>>

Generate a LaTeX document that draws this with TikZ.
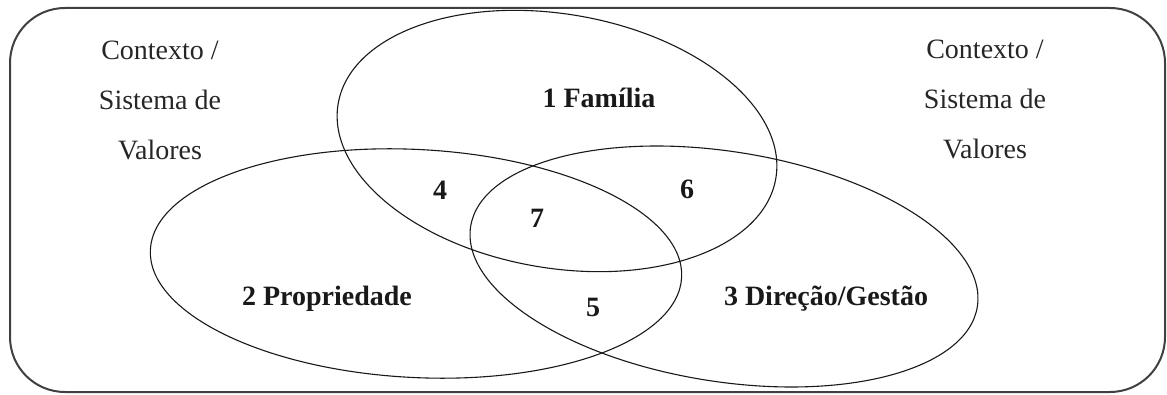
\documentclass[tikz,border=0pt]{standalone}
\usepackage{fontspec}
\setmainfont{Liberation Serif}
\usetikzlibrary{shapes.geometric}
\begin{document}
\begin{tikzpicture}[x=1pt,y=1pt,
  setellipse/.style={ellipse, draw=black!90, line width=1.1pt, inner sep=0pt, outer sep=0pt},
  ctxtext/.style={align=center, text=black!85, font=\fontsize{28}{50}\selectfont},
  bigtext/.style={text=black!90, font=\fontsize{28}{34}\selectfont\bfseries},
  numtext/.style={text=black!90, font=\fontsize{28}{34}\selectfont\bfseries}]
\useasboundingbox (0,0) rectangle (1167,394);
\draw[line width=2pt, draw=black!75, rounded corners=55pt] (10,2) rectangle (1165,386);
\node[setellipse, minimum width=444pt, minimum height=254pt, rotate=-9.7] (fam) at (557,253) {};
\node[setellipse, minimum width=532pt, minimum height=228pt, rotate=-3] (prop) at (416,130.5) {};
\node[setellipse, minimum width=513pt, minimum height=230pt, rotate=-9] (dir) at (724,127.5) {};
\node[ctxtext] (ctxl) at (160,294) {Contexto /\\Sistema de\\Valores};
\node[ctxtext] (ctxr) at (985,295) {Contexto /\\Sistema de\\Valores};
\node[bigtext] (lfam) at (599,296) {1 Família};
\node[bigtext] (lprop) at (327,95) {2 Propriedade};
\node[bigtext] (ldir) at (826,95) {3 Direção/Gestão};
\node[numtext] (n4) at (440,204) {4};
\node[numtext] (n7) at (537,176) {7};
\node[numtext] (n6) at (687,205) {6};
\node[numtext] (n5) at (593,87) {5};
\end{tikzpicture}
\end{document}
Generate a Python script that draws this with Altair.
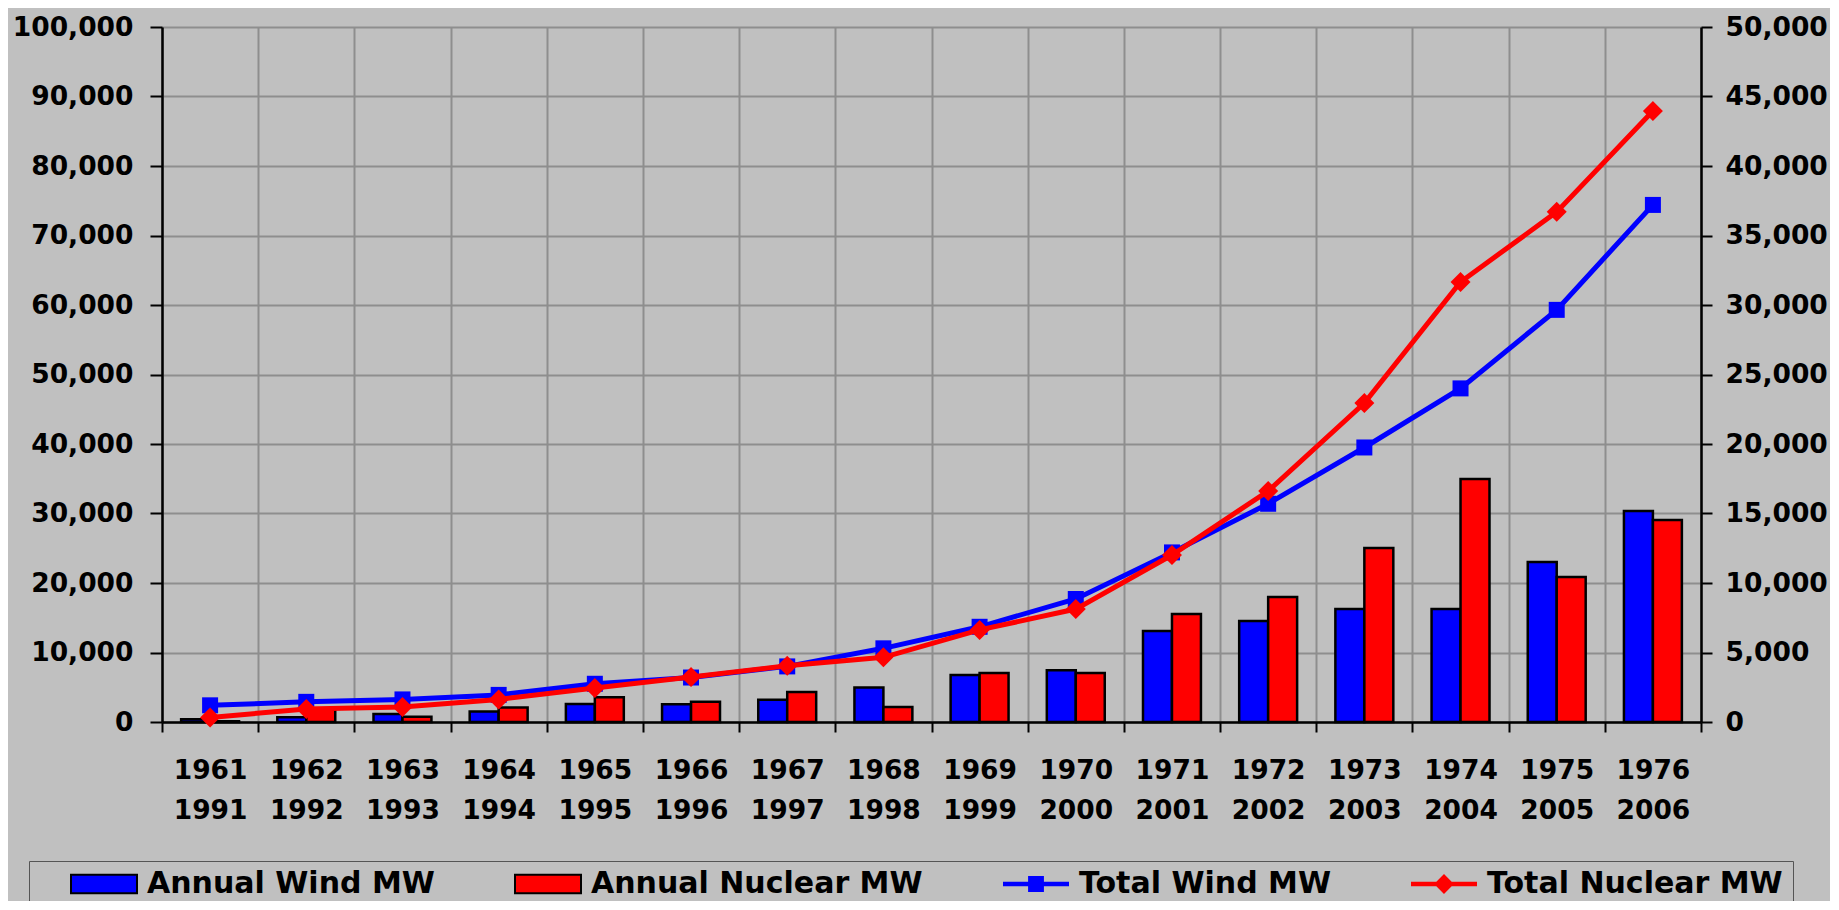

<<

What is asked >>
Reproduce each entry precisely. Leave the pictures out.

Solution for this problem >>
Generate a LaTeX document that draws this with TikZ.
\documentclass[tikz,border=0pt]{standalone}
\usepackage{fontspec}
\setmainfont{Liberation Serif}
\usetikzlibrary{shapes.geometric}
\begin{document}
\begin{tikzpicture}[x=1pt,y=1pt,
  setellipse/.style={ellipse, draw=black!90, line width=1.1pt, inner sep=0pt, outer sep=0pt},
  ctxtext/.style={align=center, text=black!85, font=\fontsize{28}{50}\selectfont},
  bigtext/.style={text=black!90, font=\fontsize{28}{34}\selectfont\bfseries},
  numtext/.style={text=black!90, font=\fontsize{28}{34}\selectfont\bfseries}]
\useasboundingbox (0,0) rectangle (1167,394);
\draw[line width=2pt, draw=black!75, rounded corners=55pt] (10,2) rectangle (1165,386);
\node[setellipse, minimum width=444pt, minimum height=254pt, rotate=-9.7] (fam) at (557,253) {};
\node[setellipse, minimum width=532pt, minimum height=228pt, rotate=-3] (prop) at (416,130.5) {};
\node[setellipse, minimum width=513pt, minimum height=230pt, rotate=-9] (dir) at (724,127.5) {};
\node[ctxtext] (ctxl) at (160,294) {Contexto /\\Sistema de\\Valores};
\node[ctxtext] (ctxr) at (985,295) {Contexto /\\Sistema de\\Valores};
\node[bigtext] (lfam) at (599,296) {1 Família};
\node[bigtext] (lprop) at (327,95) {2 Propriedade};
\node[bigtext] (ldir) at (826,95) {3 Direção/Gestão};
\node[numtext] (n4) at (440,204) {4};
\node[numtext] (n7) at (537,176) {7};
\node[numtext] (n6) at (687,205) {6};
\node[numtext] (n5) at (593,87) {5};
\end{tikzpicture}
\end{document}
Generate a Python script that draws this with Altair.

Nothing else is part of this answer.